Dataset excerpts ::
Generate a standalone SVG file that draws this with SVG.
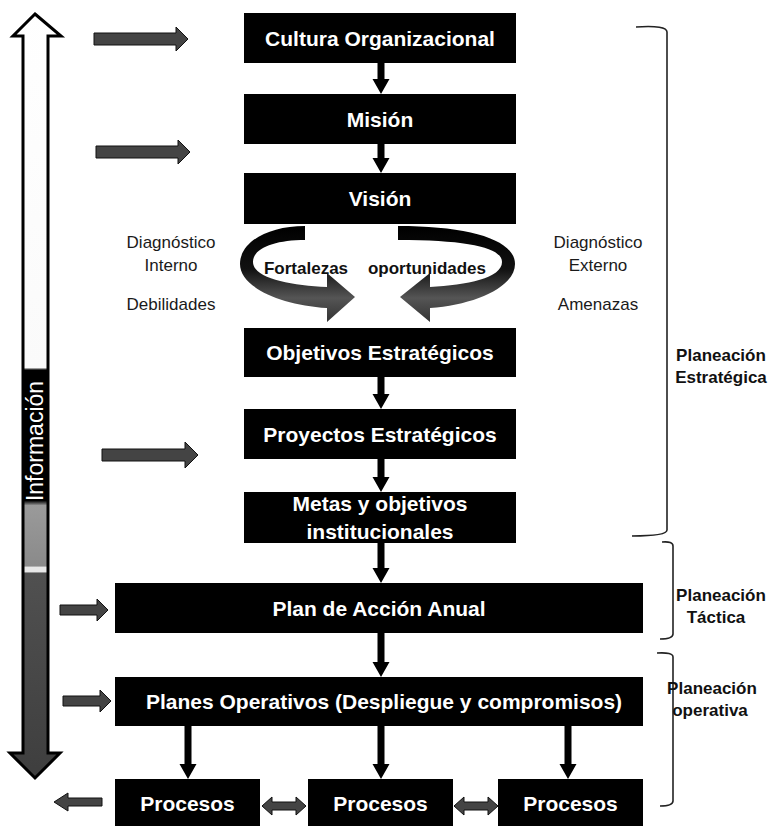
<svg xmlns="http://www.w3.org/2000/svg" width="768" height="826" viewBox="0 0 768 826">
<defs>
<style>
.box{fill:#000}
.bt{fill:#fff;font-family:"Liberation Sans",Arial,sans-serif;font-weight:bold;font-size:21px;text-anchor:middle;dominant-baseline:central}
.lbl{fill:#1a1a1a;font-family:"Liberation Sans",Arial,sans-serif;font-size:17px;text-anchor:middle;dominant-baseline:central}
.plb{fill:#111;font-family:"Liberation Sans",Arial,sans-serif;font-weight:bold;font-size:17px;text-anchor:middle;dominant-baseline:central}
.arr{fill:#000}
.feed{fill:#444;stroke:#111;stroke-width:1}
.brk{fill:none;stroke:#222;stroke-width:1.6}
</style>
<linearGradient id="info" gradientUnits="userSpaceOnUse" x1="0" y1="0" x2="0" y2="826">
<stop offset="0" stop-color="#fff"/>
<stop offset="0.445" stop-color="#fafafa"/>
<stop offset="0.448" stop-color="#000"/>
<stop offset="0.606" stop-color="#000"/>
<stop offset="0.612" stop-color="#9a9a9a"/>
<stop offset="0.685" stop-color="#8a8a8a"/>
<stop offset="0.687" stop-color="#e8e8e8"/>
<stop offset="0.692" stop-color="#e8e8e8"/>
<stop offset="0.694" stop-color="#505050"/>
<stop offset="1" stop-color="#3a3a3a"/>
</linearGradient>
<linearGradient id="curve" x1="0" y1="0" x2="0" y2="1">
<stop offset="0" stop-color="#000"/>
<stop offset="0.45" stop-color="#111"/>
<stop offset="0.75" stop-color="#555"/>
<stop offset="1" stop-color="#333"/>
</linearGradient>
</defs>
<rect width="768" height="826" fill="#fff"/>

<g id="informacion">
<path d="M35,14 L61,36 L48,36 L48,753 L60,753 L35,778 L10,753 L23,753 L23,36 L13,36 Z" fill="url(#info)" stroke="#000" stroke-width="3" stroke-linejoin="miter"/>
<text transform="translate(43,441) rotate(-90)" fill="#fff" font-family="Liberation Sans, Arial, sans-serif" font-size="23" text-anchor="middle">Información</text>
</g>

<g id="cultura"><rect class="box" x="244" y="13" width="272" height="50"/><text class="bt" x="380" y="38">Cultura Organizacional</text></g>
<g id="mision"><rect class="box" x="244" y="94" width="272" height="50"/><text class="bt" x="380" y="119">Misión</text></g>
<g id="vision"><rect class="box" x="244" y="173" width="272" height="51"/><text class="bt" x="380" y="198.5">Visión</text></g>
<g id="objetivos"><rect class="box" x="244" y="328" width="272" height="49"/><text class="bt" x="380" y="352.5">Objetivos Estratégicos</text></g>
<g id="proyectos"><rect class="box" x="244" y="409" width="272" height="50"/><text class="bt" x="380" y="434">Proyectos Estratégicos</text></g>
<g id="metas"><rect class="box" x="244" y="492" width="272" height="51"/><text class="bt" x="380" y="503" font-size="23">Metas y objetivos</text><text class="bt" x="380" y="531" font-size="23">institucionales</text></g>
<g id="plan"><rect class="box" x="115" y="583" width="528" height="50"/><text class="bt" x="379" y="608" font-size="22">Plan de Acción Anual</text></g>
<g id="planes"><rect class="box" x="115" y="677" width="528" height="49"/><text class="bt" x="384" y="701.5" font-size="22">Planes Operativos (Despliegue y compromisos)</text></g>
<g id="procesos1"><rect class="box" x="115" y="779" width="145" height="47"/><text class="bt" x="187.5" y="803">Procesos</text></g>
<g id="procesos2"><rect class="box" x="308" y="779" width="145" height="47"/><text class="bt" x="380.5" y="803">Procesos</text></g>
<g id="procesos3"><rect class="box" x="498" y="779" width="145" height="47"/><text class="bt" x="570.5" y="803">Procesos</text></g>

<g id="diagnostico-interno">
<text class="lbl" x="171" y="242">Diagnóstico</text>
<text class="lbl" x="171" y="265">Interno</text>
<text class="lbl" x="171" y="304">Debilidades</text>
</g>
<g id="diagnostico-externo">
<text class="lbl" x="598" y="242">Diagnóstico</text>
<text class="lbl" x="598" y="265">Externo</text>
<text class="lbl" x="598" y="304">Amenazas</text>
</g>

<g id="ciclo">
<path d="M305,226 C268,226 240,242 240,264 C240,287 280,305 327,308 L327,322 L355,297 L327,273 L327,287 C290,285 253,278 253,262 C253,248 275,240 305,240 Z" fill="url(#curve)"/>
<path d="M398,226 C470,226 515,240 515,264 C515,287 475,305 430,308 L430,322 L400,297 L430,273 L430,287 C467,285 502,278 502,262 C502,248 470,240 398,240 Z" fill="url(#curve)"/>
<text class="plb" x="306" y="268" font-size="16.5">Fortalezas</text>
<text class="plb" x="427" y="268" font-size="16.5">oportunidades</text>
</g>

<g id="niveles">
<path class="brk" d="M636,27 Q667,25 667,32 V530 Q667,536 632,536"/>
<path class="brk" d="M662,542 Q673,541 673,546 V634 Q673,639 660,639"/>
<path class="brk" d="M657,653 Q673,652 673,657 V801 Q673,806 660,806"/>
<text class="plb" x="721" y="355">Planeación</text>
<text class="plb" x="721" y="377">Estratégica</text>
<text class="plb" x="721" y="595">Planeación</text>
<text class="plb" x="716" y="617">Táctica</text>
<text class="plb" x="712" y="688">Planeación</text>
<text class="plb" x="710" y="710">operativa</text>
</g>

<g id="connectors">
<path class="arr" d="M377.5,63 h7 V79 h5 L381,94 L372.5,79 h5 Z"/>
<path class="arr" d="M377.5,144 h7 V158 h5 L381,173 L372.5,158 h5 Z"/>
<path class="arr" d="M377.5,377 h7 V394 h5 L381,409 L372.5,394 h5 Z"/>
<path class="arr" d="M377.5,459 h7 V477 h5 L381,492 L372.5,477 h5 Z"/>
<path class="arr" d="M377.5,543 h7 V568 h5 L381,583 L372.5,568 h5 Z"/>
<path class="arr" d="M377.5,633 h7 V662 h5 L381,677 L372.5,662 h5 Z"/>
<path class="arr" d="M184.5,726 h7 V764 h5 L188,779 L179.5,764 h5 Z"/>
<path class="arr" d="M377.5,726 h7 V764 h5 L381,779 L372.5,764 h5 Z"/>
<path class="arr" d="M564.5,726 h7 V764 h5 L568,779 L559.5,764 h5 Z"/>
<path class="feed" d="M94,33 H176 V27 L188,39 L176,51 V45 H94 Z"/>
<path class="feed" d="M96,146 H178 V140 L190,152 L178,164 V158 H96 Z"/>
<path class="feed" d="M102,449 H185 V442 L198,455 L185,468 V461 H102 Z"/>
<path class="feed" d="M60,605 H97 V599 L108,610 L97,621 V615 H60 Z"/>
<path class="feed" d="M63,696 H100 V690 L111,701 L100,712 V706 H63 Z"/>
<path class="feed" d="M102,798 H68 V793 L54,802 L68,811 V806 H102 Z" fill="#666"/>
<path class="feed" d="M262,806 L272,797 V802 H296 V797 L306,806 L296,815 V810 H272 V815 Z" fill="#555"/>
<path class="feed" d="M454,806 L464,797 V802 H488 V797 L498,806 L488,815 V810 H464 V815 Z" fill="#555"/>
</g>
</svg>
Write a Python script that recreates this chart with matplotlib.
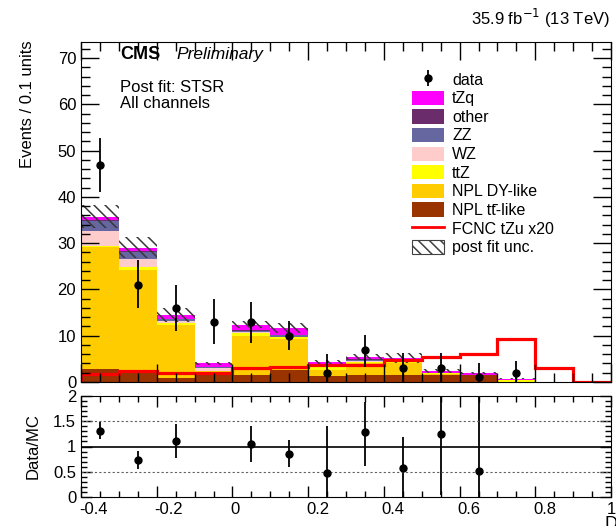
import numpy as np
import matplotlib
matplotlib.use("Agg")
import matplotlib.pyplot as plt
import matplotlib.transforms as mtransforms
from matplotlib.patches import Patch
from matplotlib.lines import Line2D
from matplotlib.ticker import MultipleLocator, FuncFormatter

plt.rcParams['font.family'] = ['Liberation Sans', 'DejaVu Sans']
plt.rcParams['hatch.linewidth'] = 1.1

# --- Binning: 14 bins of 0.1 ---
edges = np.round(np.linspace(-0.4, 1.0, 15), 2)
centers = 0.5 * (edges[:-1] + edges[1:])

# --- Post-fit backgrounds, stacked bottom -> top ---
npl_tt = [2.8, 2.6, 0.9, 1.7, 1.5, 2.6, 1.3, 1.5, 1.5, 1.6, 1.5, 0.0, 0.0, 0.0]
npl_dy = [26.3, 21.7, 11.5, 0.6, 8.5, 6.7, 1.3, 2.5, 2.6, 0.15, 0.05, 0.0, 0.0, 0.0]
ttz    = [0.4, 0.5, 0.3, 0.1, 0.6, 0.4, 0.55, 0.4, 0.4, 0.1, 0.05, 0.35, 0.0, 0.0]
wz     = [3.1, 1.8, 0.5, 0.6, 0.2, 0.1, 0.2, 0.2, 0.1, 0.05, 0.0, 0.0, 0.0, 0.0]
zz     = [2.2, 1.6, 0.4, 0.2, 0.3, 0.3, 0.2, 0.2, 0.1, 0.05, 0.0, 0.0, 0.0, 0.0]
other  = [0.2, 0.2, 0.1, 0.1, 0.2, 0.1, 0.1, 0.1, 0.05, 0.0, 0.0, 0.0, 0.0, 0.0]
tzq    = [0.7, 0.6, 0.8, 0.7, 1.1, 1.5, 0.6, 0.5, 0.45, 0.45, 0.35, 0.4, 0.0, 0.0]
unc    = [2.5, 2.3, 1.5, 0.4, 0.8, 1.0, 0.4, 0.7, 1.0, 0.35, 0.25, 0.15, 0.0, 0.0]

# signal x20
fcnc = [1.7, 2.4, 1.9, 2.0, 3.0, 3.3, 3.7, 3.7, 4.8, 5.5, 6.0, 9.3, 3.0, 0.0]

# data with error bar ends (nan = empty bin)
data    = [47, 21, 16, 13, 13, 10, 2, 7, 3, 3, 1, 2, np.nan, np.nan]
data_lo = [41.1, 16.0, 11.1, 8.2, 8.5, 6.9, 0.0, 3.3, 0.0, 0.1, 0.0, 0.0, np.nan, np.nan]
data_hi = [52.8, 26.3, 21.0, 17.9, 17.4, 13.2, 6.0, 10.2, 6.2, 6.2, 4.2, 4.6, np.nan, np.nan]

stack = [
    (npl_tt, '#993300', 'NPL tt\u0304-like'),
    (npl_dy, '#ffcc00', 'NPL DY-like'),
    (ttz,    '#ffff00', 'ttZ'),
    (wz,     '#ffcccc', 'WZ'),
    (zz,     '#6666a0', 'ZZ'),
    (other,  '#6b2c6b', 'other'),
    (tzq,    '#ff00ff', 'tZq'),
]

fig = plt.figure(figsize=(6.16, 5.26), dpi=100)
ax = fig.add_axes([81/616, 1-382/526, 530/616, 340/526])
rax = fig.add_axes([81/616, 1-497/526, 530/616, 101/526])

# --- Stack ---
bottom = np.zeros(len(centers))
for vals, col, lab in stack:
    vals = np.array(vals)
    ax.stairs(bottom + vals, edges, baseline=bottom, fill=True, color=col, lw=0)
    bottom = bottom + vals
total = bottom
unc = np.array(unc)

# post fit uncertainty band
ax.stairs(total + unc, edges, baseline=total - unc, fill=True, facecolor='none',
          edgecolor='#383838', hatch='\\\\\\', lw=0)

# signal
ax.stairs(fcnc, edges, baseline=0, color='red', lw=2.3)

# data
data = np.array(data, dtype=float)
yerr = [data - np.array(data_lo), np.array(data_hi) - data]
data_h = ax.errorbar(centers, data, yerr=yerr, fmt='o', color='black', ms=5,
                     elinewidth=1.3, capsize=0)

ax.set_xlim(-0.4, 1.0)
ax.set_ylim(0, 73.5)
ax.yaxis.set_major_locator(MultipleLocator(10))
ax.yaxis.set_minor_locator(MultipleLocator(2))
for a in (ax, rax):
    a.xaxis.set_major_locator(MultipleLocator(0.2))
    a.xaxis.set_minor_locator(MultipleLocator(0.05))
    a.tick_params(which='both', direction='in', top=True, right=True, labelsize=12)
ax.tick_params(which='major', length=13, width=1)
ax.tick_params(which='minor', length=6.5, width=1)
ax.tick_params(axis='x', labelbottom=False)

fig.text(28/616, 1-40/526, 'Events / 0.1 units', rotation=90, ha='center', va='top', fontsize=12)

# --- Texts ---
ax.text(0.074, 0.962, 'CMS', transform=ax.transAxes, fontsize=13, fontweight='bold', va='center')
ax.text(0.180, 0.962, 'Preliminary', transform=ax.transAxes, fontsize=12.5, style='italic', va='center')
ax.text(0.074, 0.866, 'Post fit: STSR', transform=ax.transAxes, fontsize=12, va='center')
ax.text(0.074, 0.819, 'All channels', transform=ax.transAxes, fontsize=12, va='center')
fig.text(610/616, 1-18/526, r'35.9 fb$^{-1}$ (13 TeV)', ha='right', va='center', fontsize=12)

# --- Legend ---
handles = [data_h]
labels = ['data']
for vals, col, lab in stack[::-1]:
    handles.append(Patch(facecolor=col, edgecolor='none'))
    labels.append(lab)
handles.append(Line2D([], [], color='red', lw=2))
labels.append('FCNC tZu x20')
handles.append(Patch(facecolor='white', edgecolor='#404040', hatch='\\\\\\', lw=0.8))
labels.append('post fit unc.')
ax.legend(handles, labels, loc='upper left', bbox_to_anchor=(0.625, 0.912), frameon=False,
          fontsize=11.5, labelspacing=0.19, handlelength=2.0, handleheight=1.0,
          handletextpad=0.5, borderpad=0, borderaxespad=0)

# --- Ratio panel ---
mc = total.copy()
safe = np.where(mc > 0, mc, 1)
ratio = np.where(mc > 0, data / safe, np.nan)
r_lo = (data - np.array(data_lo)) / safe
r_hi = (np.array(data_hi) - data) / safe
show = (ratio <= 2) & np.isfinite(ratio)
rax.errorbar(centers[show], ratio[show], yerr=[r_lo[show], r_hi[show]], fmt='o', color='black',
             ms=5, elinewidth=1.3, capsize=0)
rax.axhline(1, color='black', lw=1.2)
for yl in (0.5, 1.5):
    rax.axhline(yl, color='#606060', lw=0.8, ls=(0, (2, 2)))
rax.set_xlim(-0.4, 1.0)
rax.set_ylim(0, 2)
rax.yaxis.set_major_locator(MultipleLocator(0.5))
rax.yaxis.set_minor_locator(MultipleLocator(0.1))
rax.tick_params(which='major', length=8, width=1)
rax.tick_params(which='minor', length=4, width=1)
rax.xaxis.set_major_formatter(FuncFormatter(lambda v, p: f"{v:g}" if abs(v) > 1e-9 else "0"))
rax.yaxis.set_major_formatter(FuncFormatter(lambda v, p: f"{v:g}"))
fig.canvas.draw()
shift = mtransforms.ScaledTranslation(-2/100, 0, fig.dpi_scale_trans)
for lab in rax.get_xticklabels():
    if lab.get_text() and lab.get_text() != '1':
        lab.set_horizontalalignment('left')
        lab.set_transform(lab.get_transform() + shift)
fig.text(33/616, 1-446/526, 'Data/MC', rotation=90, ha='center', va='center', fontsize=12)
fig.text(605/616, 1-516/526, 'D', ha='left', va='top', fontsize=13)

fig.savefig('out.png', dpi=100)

Stated task :: In the entries above, locate every line with the word "that" and copy it.

Final answer ::
Generate a standalone SVG file that draws this with SVG.
Write a Python script that recreates this chart with matplotlib.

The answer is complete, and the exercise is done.